Nico Rosberg ended Friday’s running at the top of the tables, completing 36 laps on his way to a time 0.2s clear of second fastest driver Fernando Alonso. The Williams pilot has been impressing in Free Practice sessions all season, but this is not an indicator of race pace as Rosberg tends to gradually lose touch with the front runners as the weekend progresses. The Toyotas returned to form in the second session as well, having not done particularly well in the morning. Jarno Trulli finished in P3 while Timo Glock ended his day in P8.
The surprise of the afternoon were the Force India duo of Giancarlo Fisichella and Adrian Sutil. Early in the 90 minute running Fisichella popped in a quick lap but the pace of Sutil was the talking point at the end of the day, the German finishing in P7. Also improving were both Red Bull pilots, but this was at the cost of the downward moving BMWs and Brawns. Nick Heidfeld ended his day at the bottom while team mate Robert Kubica could only manage P17. Jenson Button also fared less well, one place down on his morning performance but 0.9s faster.
The Ferrari’s of Kimi Raikkonen and Felipe Massa also struggled around the Bahrain circuit.
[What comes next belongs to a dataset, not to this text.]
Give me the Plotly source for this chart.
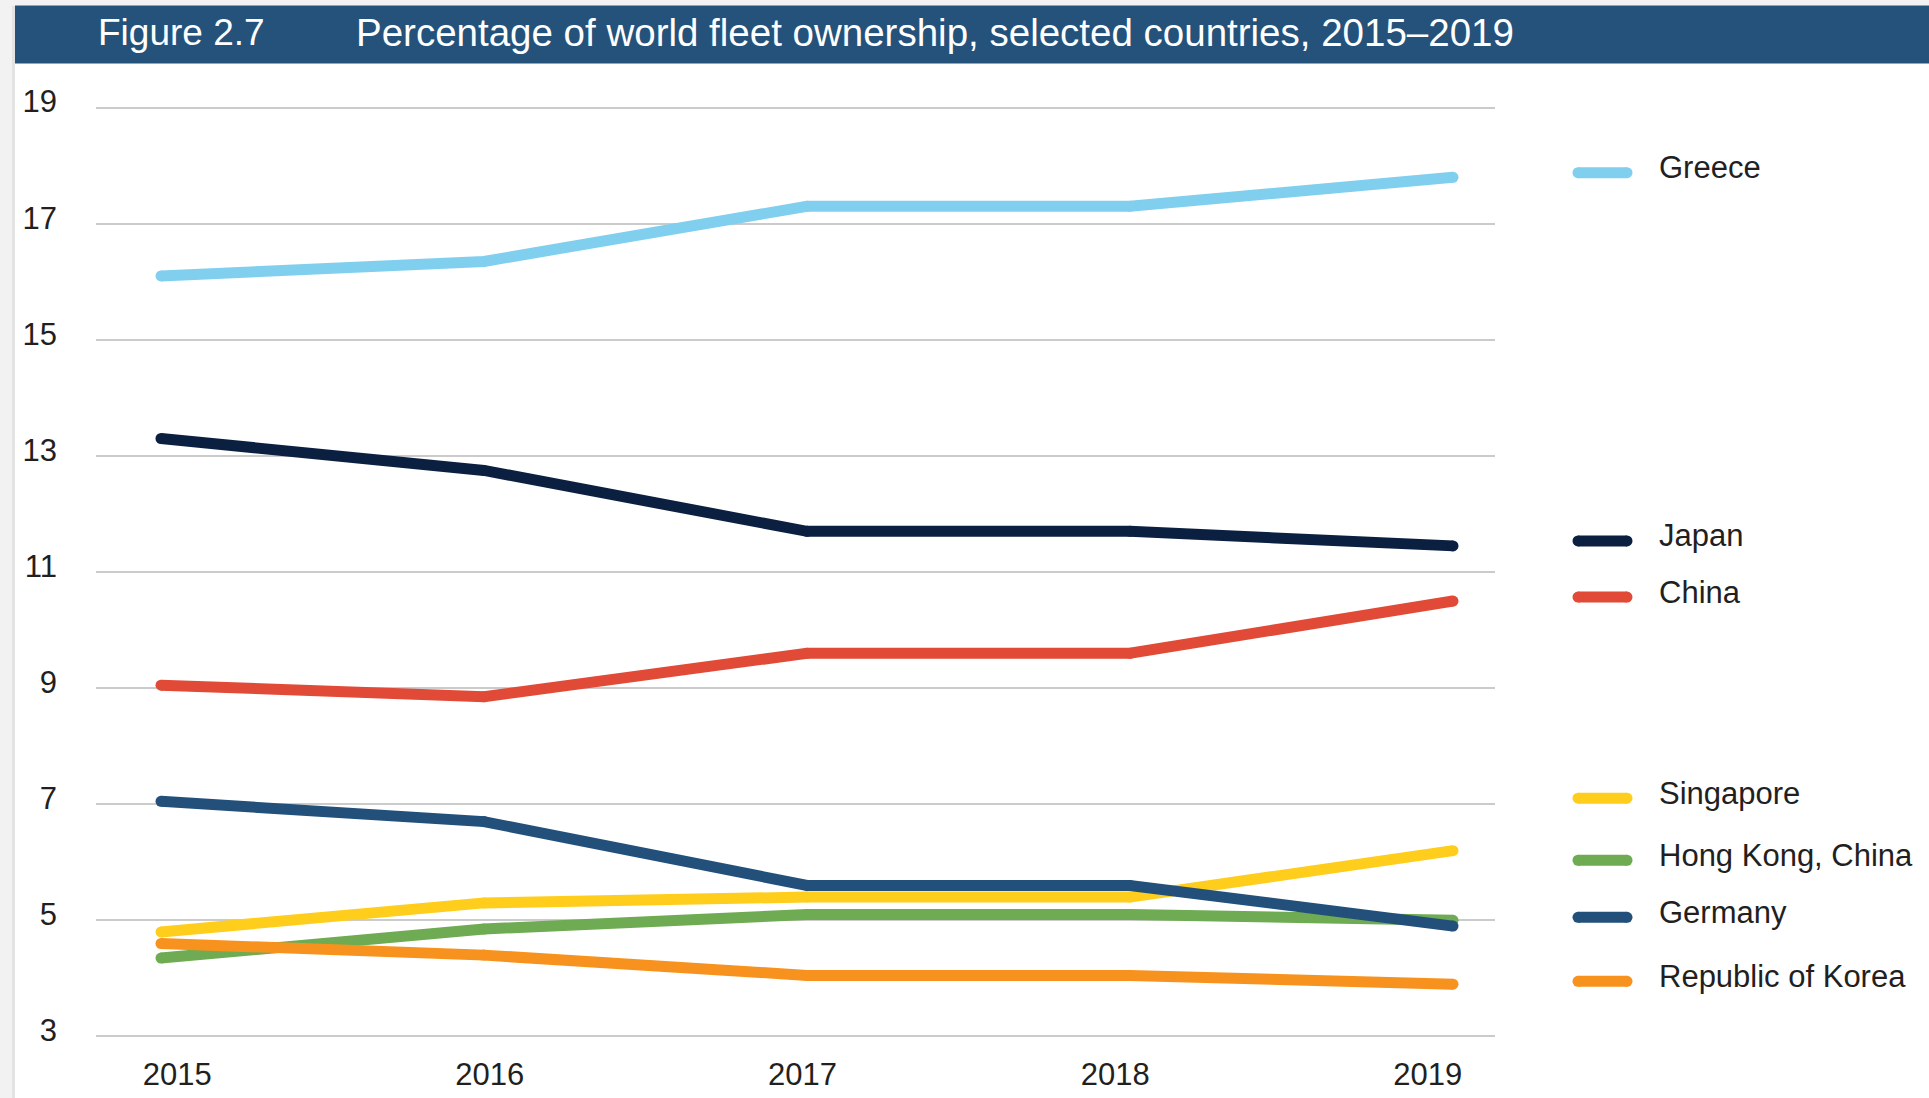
import plotly.graph_objects as go

# ---- data: share of world fleet ownership (%) ----
years = [2015, 2016, 2017, 2018, 2019]
countries = ["Greece", "Japan", "China", "Singapore", "Hong Kong, China", "Germany", "Republic of Korea"]
greece = [16.1, 16.35, 17.3, 17.3, 17.8]
japan = [13.3, 12.75, 11.7, 11.7, 11.45]
china = [9.05, 8.85, 9.6, 9.6, 10.5]
singapore = [4.8, 5.3, 5.4, 5.4, 6.2]
hong_kong = [4.35, 4.85, 5.1, 5.1, 5.0]
germany = [7.05, 6.7, 5.6, 5.6, 4.9]
korea = [4.6, 4.4, 4.05, 4.05, 3.9]
y_ticks = [3, 5, 7, 9, 11, 13, 15, 17, 19]
year_labels = ["2015", "2016", "2017", "2018", "2019"]

series = [greece, japan, china, singapore, hong_kong, germany, korea]
colors = ["#80CFEE", "#0B1F41", "#E04A36", "#FFCD1C", "#6EAB52", "#22507A", "#F7921E"]

# ---- page geometry (pixels) ----
W, H = 1929, 1098
L, R = 96, 1495
T, B = 96.4, 1047.6
FONT = "Liberation Sans, Arial, Helvetica, sans-serif"
TEXT = "#231F20"
LW = 11


def px(xp):
    return (xp - L) / (R - L)


def py(yp):
    return (B - yp) / (B - T)


fig = go.Figure()
for name, vals, col in zip(countries, series, colors):
    fig.add_trace(go.Scatter(
        x=years, y=vals, name=name, mode="lines+markers",
        line=dict(color=col, width=LW),
        marker=dict(color=col, size=LW, line=dict(width=0)),
        showlegend=False,
    ))

# year labels sit slightly off the data columns
tick_pos = [years[0] + 0.05 + i * 0.968 for i in range(len(years))]

shapes = [
    # light frame strip on the left and top
    dict(type="rect", xref="paper", yref="paper", x0=px(0), x1=px(13), y0=py(H), y1=py(0),
         fillcolor="#F2F2F2", line=dict(width=0), layer="below"),
    dict(type="rect", xref="paper", yref="paper", x0=px(12), x1=px(15), y0=py(H), y1=py(6),
         fillcolor="#E3E3E3", line=dict(width=0), layer="below"),
    dict(type="rect", xref="paper", yref="paper", x0=px(0), x1=px(W), y0=py(6), y1=py(0),
         fillcolor="#F2F2F2", line=dict(width=0), layer="below"),
    # title banner
    dict(type="rect", xref="paper", yref="paper", x0=px(15), x1=px(W), y0=py(64), y1=py(6),
         fillcolor="#24527A", line=dict(width=0), layer="below"),
]

annotations = [
    dict(text="Figure 2.7", xref="paper", yref="paper", x=px(96), y=py(33),
         xanchor="left", yanchor="middle", showarrow=False,
         font=dict(family=FONT, size=37, color="white")),
    dict(text="Percentage of world fleet ownership, selected countries, 2015–2019",
         xref="paper", yref="paper", x=px(354), y=py(33),
         xanchor="left", yanchor="middle", showarrow=False,
         font=dict(family=FONT, size=38.5, color="white")),
]

# custom legend, grouped to sit beside the lines
legend_y = [173, 541, 597, 798, 860, 917, 981]
sw_x0, sw_x1, cap = 1578, 1627, LW / 2
for name, col, ly in zip(countries, colors, legend_y):
    shapes.append(dict(type="line", xref="paper", yref="paper",
                       x0=px(sw_x0), x1=px(sw_x1), y0=py(ly), y1=py(ly),
                       line=dict(color=col, width=LW)))
    for cx in (sw_x0, sw_x1):
        shapes.append(dict(type="circle", xref="paper", yref="paper",
                           x0=px(cx - cap), x1=px(cx + cap), y0=py(ly + cap), y1=py(ly - cap),
                           fillcolor=col, line=dict(width=0)))
    annotations.append(dict(text=name, xref="paper", yref="paper", x=px(1657), y=py(ly - 5),
                            xanchor="left", yanchor="middle", showarrow=False,
                            font=dict(family=FONT, size=31, color=TEXT)))

fig.update_layout(
    width=W, height=H,
    margin=dict(l=L, r=W - R, t=T, b=H - B, pad=0),
    paper_bgcolor="white", plot_bgcolor="white",
    shapes=shapes, annotations=annotations,
    font=dict(family=FONT, size=31, color=TEXT),
    xaxis=dict(range=[2015 - 65 / 323, 2019 + 42 / 323], showgrid=False, zeroline=False,
               showline=False, tickvals=tick_pos, ticktext=year_labels, automargin=False,
               ticks="", ticklabelstandoff=5, tickfont=dict(family=FONT, size=31, color=TEXT)),
    yaxis=dict(range=[2.8, 19.2], tickvals=y_ticks, showgrid=True, gridcolor="#CBCBCB",
               gridwidth=2, zeroline=False, showline=False, ticks="", automargin=False,
               ticklabelstandoff=38, ticklabelshift=-6,
               tickfont=dict(family=FONT, size=31, color=TEXT)),
    hovermode=False,
)

fig.write_html("out.html")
Traditionally, Sakhir is Ferrari territory, but as we saw in Malaysia (another of the traditional Scuderia tracks) not everything is going their way this year. Raikkonen went from P10 in the morning to P18 in the afternoon, only improving by 0.2s. Felipe Massa started the day well in P8 but also finished further down the tables, 0.025s faster but in P16. Massa is not running KERS this weekend but Raikkonen is, and the fact that Massa has been faster in both sessions says a lot about the state of the F60 at the moment.
|1.||Nico Rosberg Williams||1m33.339s||36 Laps|
|2.||Fernando Alonso Renault||1m33.530s||25 Laps|
|3.||Jarno Trulli Toyota||1m33.616s||37 Laps|
|4.||Sebastian Vettel Red Bull Racing||1m33.661s||29 Laps|
|5.||Mark Webber Red Bull Racing||1m33.676s||32 Laps|
|6.||Jenson Button Brawn||1m33.694s||35 Laps|
|7.||Adrian Sutil Force India||1m33.763s||30 Laps|
|8.||Timo Glock Toyota||1m33.764s||37 Laps|
|9.||Rubens Barrichello Brawn||1m33.885s||30 Laps|
|10.||Kazuki Nakajima Williams||1m33.899s||36 Laps|
|11.||Lewis Hamilton McLaren||1m33.994s||30 Laps|
|12.||Giancarlo Fisichella Force India||1m34.025s||23 Laps|
|13.||Sebastien Buemi Scuderia Toro Rosso||1m34.127s||37 Laps|
|14.||Sebastien Bourdais Scuderia Toro Rosso||1m34.366s||26 Laps|
|15.||Nelson Piquet Jr. Renault||1m34.411s||29 Laps|
|16.||Felipe Massa Ferrari||1m34.564s||34 Laps|
|17.||Robert Kubica BMW||1m34.605s||31 Laps|
|18.||Kimi Raikkonen Ferrari||1m34.670s||28 Laps|
|19.||Heikki Kovalainen McLaren||1m34.764s||35 Laps|
|20.||Nick Heidfeld BMW||1m34.790s||33 Laps|
A small correction: Massa was running KERS and Raikkonen was not. See Filipe’s comments in this article.
Whoops. You are quite correct David. It was also Felipe who moaned in Shanghai about not having KERS, saying the team have stepped backwards since removing. So it makes sense that he would get it back, and the driver who’s suffered the most retirements because of it (Raikkonen) does not. Thanks for pointing that out.